MATERIAL PROVIDED:
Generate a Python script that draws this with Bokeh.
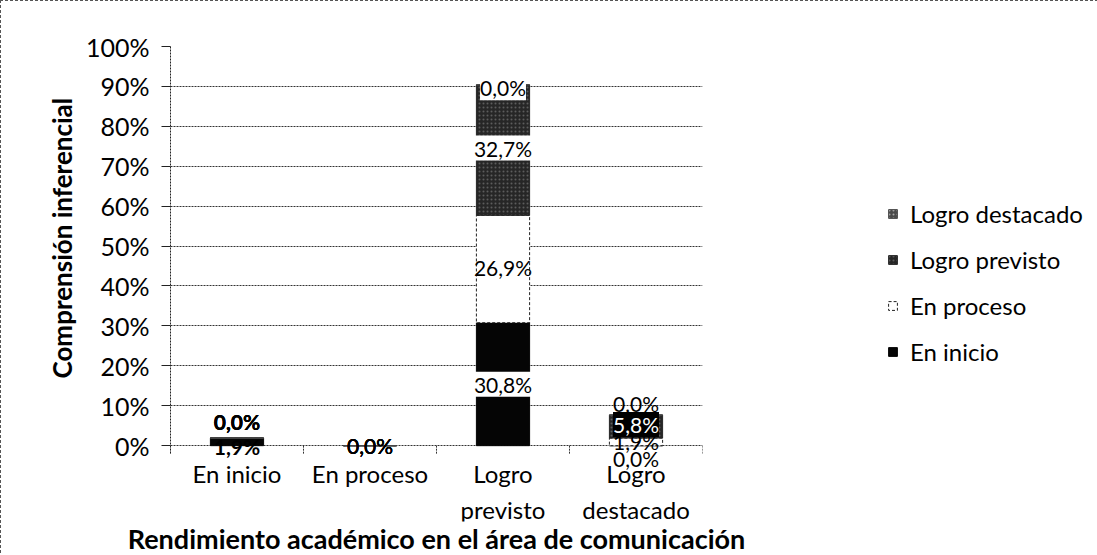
from bokeh.plotting import figure
from bokeh.models import (ColumnDataSource, Range1d, FixedTicker, NumeralTickFormatter,
                          Legend, LegendItem, FactorRange, Title)
from bokeh.core.properties import value
from bokeh.embed import file_html
from bokeh.resources import INLINE

# ---------------- data ----------------
categories = ["En inicio", "En proceso", "Logro previsto", "Logro destacado"]
cat_line1 = ["En inicio", "En proceso", "Logro", "Logro"]
cat_line2 = ["", "", "previsto", "destacado"]
series = ["En inicio", "En proceso", "Logro previsto", "Logro destacado"]
en_inicio = [1.9, 0.0, 30.8, 0.0]
en_proceso = [0.0, 0.0, 26.9, 1.9]
logro_previsto = [0.0, 0.0, 32.7, 5.8]
logro_destacado = [0.0, 0.0, 0.0, 0.0]
y_ticks = [i / 10 for i in range(11)]
x_title = "Rendimiento académico en el área de comunicación"
y_title = "Comprensión inferencial"

values = [en_inicio, en_proceso, logro_previsto, logro_destacado]
keys = ["s0", "s1", "s2", "s3"]

FONT = "Lato"

# ---------------- style ----------------
fills = ["#050505", "#ffffff", "#262626", "#4a4a4a"]
lines = ["#050505", "#222222", "#262626", "#4a4a4a"]
hatches = [" ", " ", ".", "."]
hatch_cols = ["#050505", "#ffffff", "#5c5c5c", "#a8a8a8"]

p = figure(x_range=FactorRange(*categories), y_range=Range1d(-0.19, 1),
           frame_width=532, frame_height=475,
           min_border_left=169, min_border_right=394,
           min_border_top=45, min_border_bottom=0,
           output_backend="svg", toolbar_location=None,
           background_fill_color="white", border_fill_color="white")
p.outline_line_color = None
p.styles = {"border": "1px dashed #555"}

src = ColumnDataSource({"cat": categories, **{k: [v / 100 for v in vals] for k, vals in zip(keys, values)}})

renderers = p.vbar_stack(keys, x="cat", width=0.4, source=src,
                         fill_color=fills, line_color=lines, line_width=1,
                         hatch_pattern=hatches, hatch_color=hatch_cols,
                         hatch_scale=4, hatch_weight=1)
renderers[1].glyph.line_dash = "3 2"

# category boundary tick marks under the axis
bounds = [(c, -0.5) for c in categories] + [(categories[-1], 0.5)]
p.segment(x0=bounds, y0=[0] * len(bounds), x1=bounds, y1=[-0.02] * len(bounds),
          line_color="#333333", line_width=1, line_dash="2 1")

# category labels (two lines)
csrc = ColumnDataSource(dict(x=categories, y=[0] * 4, l1=cat_line1, l2=cat_line2))
p.text(x="x", y="y", text="l1", y_offset=28, source=csrc, text_align="center",
       text_baseline="middle", text_font=value(FONT), text_font_size="24px", text_color="black")
p.text(x="x", y="y", text="l2", y_offset=64, source=csrc, text_align="center",
       text_baseline="middle", text_font=value(FONT), text_font_size="24px", text_color="black")

# ---------------- data labels ----------------
# pixel offsets (style, positive = up) keyed by (series index, category index)
y_off = {(0, 0): -5, (1, 0): 17, (2, 0): 17, (3, 0): 17,
         (0, 2): 0, (1, 2): 2, (2, 2): 2, (3, 2): -3,
         (0, 3): -13, (1, 3): 0, (2, 3): 2, (3, 3): 11}
bg_style = {(0, 2): ("white", "black"), (2, 2): ("white", "black"),
            (3, 2): ("white", "black"), (2, 3): ("black", "white")}

lx, ly, lt, loff, lbg, lcol, lstyle = [], [], [], [], [], [], []
for ci, cat in enumerate(categories):
    cum = 0.0
    for si in range(len(series)):
        v = values[si][ci] / 100
        lx.append(cat)
        ly.append(cum + v / 2)
        cum += v
        lt.append(f"{values[si][ci]:.1f}".replace(".", ",") + "%")
        loff.append(-y_off.get((si, ci), 0))
        bg, col = bg_style.get((si, ci), ("rgba(0,0,0,0)", "black"))
        lbg.append(bg)
        lcol.append(col)
        lstyle.append("bold" if ci == 0 else "normal")

lsrc = ColumnDataSource(dict(x=lx, y=ly, t=lt, off=loff, bg=lbg, col=lcol, st=lstyle))
p.text(x="x", y="y", text="t", y_offset="off", source=lsrc,
       text_align="center", text_baseline="middle",
       text_font=value(FONT), text_font_size="21px", text_color="col",
       text_font_style="st",
       background_fill_color="bg")

# ---------------- axes ----------------
p.yaxis.ticker = FixedTicker(ticks=y_ticks)
p.yaxis.bounds = (-0.02, 1)
p.yaxis.formatter = NumeralTickFormatter(format="0%")
p.yaxis.axis_line_dash = "2 1"
p.yaxis.axis_line_color = "#222222"
p.yaxis.major_tick_out = 9
p.yaxis.major_tick_in = 0
p.yaxis.major_tick_line_color = "#222222"
p.yaxis.minor_tick_line_color = None
p.yaxis.major_label_standoff = 12
p.yaxis.major_label_text_font = FONT
p.yaxis.major_label_text_font_size = "25px"
p.yaxis.major_label_text_color = "black"

ytitle = Title(text=y_title, align="left", offset=143, text_font=FONT,
               text_font_size="26px", text_font_style="bold", text_color="black",
               standoff=10)
p.add_layout(ytitle, "left")

p.xaxis.axis_line_color = None
p.xaxis.major_tick_line_color = None
p.xaxis.major_tick_out = 0
p.xaxis.minor_tick_line_color = None
p.xaxis.major_label_text_font_size = "1px"
p.xaxis.major_label_text_color = None
p.xaxis.major_label_standoff = 0
p.xaxis.axis_label = x_title
p.xaxis.axis_label_text_font = FONT
p.xaxis.axis_label_text_font_size = "27px"
p.xaxis.axis_label_text_font_style = "bold"
p.xaxis.axis_label_text_color = "black"
p.xaxis.axis_label_standoff = 0

p.xgrid.grid_line_color = None
p.ygrid.grid_line_color = "#333333"
p.ygrid.grid_line_dash = "2 1"
p.ygrid.grid_line_width = 1

# ---------------- legend ----------------
items = [LegendItem(label=series[i], renderers=[renderers[i]]) for i in reversed(range(4))]
legend = Legend(items=items, location=(185, 155), orientation="vertical",
                label_text_font=FONT, label_text_font_size="24px",
                label_text_color="black",
                glyph_width=11, glyph_height=11, label_height=27,
                spacing=17, label_standoff=12, padding=0, margin=0,
                border_line_color=None, background_fill_alpha=0)
p.add_layout(legend, "right")

open("out.html", "w").write(file_html(p, INLINE))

WORK TO DO:
Look at the listing and set down only the lines from its start through the line with "from bokeh.resources import INLINE", word for word and without pictures.

REPLY TO THE EXERCISE:
Generate a Python script that draws this with Bokeh.
from bokeh.plotting import figure
from bokeh.models import (ColumnDataSource, Range1d, FixedTicker, NumeralTickFormatter,
                          Legend, LegendItem, FactorRange, Title)
from bokeh.core.properties import value
from bokeh.embed import file_html
from bokeh.resources import INLINE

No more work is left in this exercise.